Because the voltage sag is not as severe as in Case 1, the inverter controllers for PV and storage don’t reach saturation as shown in Figure 14. Despite not reaching saturation at control level, the saturation is reached due to the hardware level not being able to deliver the target current (amps). The power delivered by these devices in not enough for maintaining the system within the voltage range before the fault is cleared. The currents generated by the PV and storage are shown in Figure 15.

Figure 14. Averaged modulating signal for a) PV system and b) Storage device (Case 2)

Figure 15. Output currents for a) PV system and b) Storage. Both reach hardware saturation during fault

More examples can be found at:

https://sourceforge.net/p/electricdss/code/HEAD/tree/trunk/Version8/Distrib/Examples/IBRDynamics_Cases/GFL_IEEE123/.

Black Start and Grid Forming Inverter

When forming in Grid Forming inverter control mode (GFM), an IBR provides the services traditionally provided by synchronous generators. For this, GFM inverters differ from the operational features of Grid Following (GFL) inverters in several areas. One aspect is that GFL affords the opportunity to energize a section of the grid (which would have been typically provided by a GFM inverter) and it can also coexist and facilitate energy transactions with other GFL inverters within the same circuit.

There are 2 examples provided with OpenDSS for illustrating this concept, these are located at:

https://sourceforge.net/p/electricdss/code/HEAD/tree/trunk/Version8/Distrib/Examples/IBRDynamics_Cases/GFM_IEEE123/. 

In these cases, an island is intentionally formed. This island contains a large storage unit and a solar plant. To keep the microgrid operational, the storage device is configured as grid forming inverter. After setting up the dynamics simulation the storage device starts the restoration process as shown in.

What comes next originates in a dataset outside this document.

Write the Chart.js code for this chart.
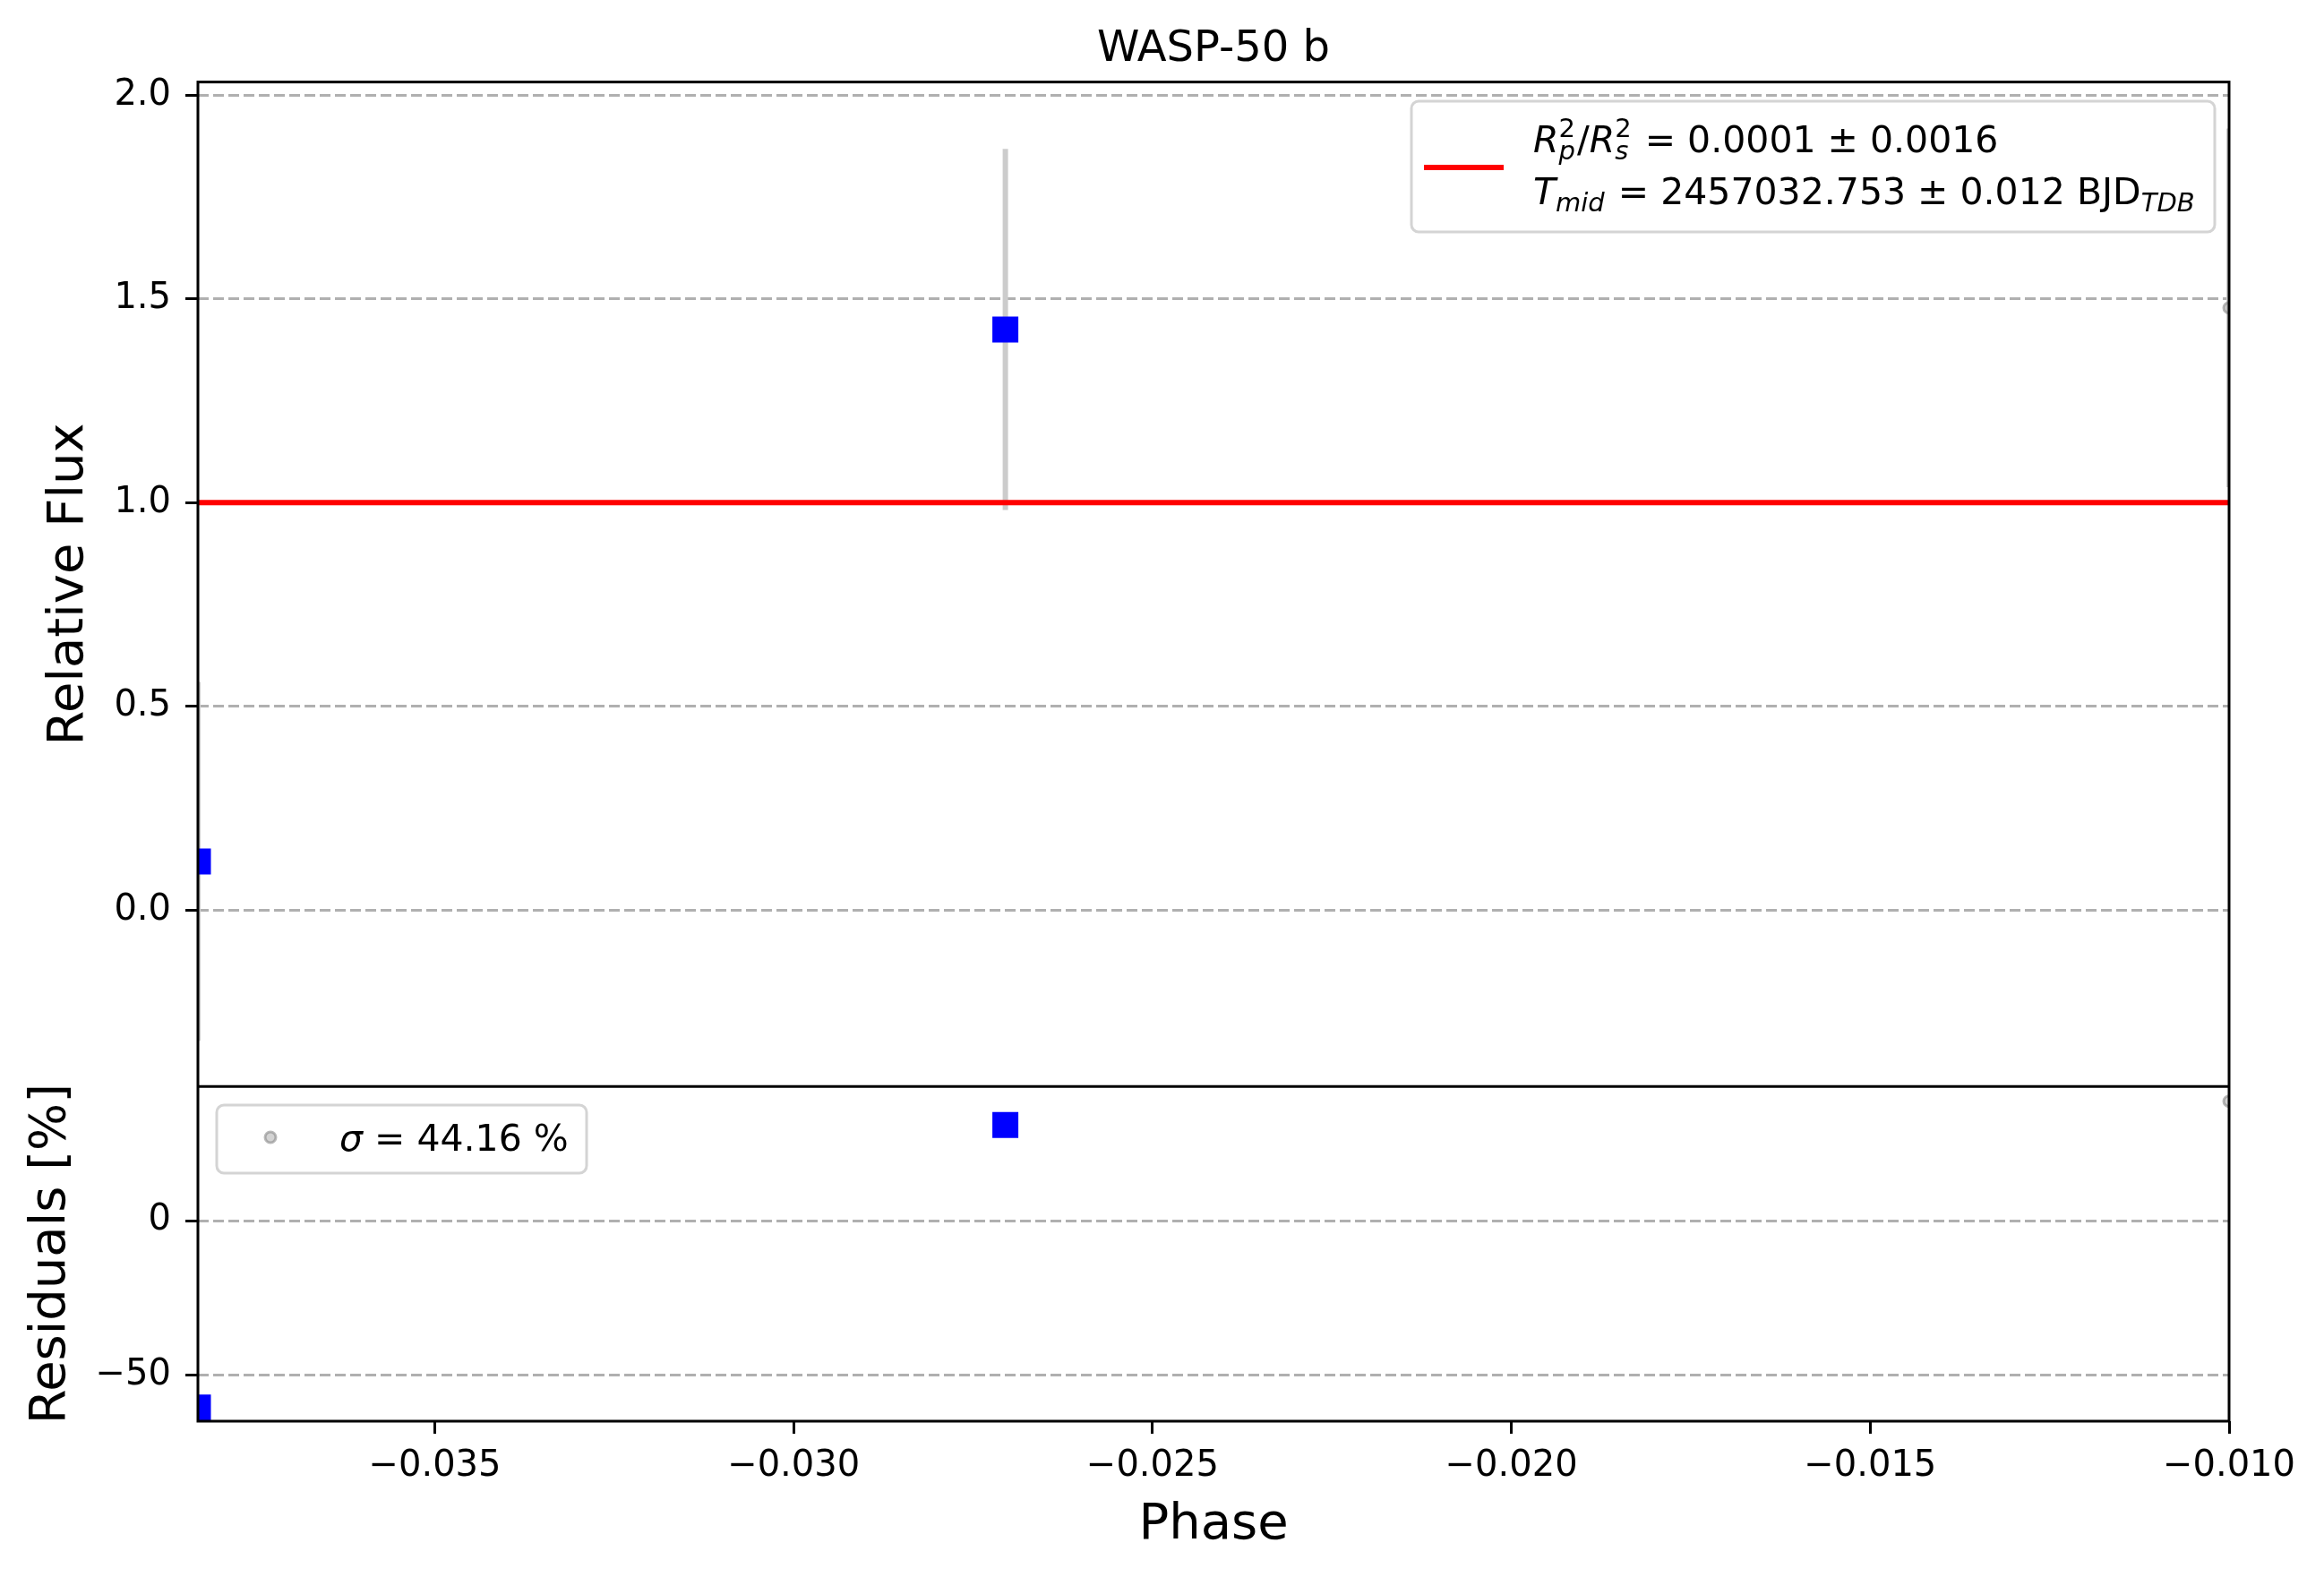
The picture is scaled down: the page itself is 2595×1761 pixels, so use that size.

Figure 16. Voltage restoration using IBR

Since the PV system is operating in grid following mode, it follows the safe voltage level (default 80% of nominal voltage) to wait before start generating power. Figure 17 illustrates the power output for both, Storage and PV system. It can be seen how the PV system waits until the voltage level at its terminals reaches at least the 80% of the PV nominal voltage for start generating. The PV power output will also affect the Storage device power delivery as can be seen at the top of Figure 17.

The safe voltage level is a customizable parameter that can be modified to provide the tools for representing different IBR dynamics and automations. It is important to remark that when an IBR is operating in GFM mode, the SafeVoltage parameter needs to be set to 0 to provide black start restoration support.

Figure 17. Power output for Energy Storage (top) PV system (bottom)

Sometimes the IBR cannot pick up the load within the microgrid, whereas the actual power output in time such as the case for PV systems is insufficient to energize the load, or because the actual load level surpasses the IBR technical features. In that case, the IBR working in GFM control mode will start the restoration process but after detecting the overcurrent at the IBR’s terminal, it will drive the Inverter to safety by turning it OFF as shown in Figure 18.

Figure 18. Voltage (top) and Currents (bottom) for storage device when moving to a safety zone

References

[1] A. Yazdani and R. Iravani, Voltage-Sourced Converters in Power Systems: Modeling, Control, and Applications (IEEE Press). Wiley, 2010.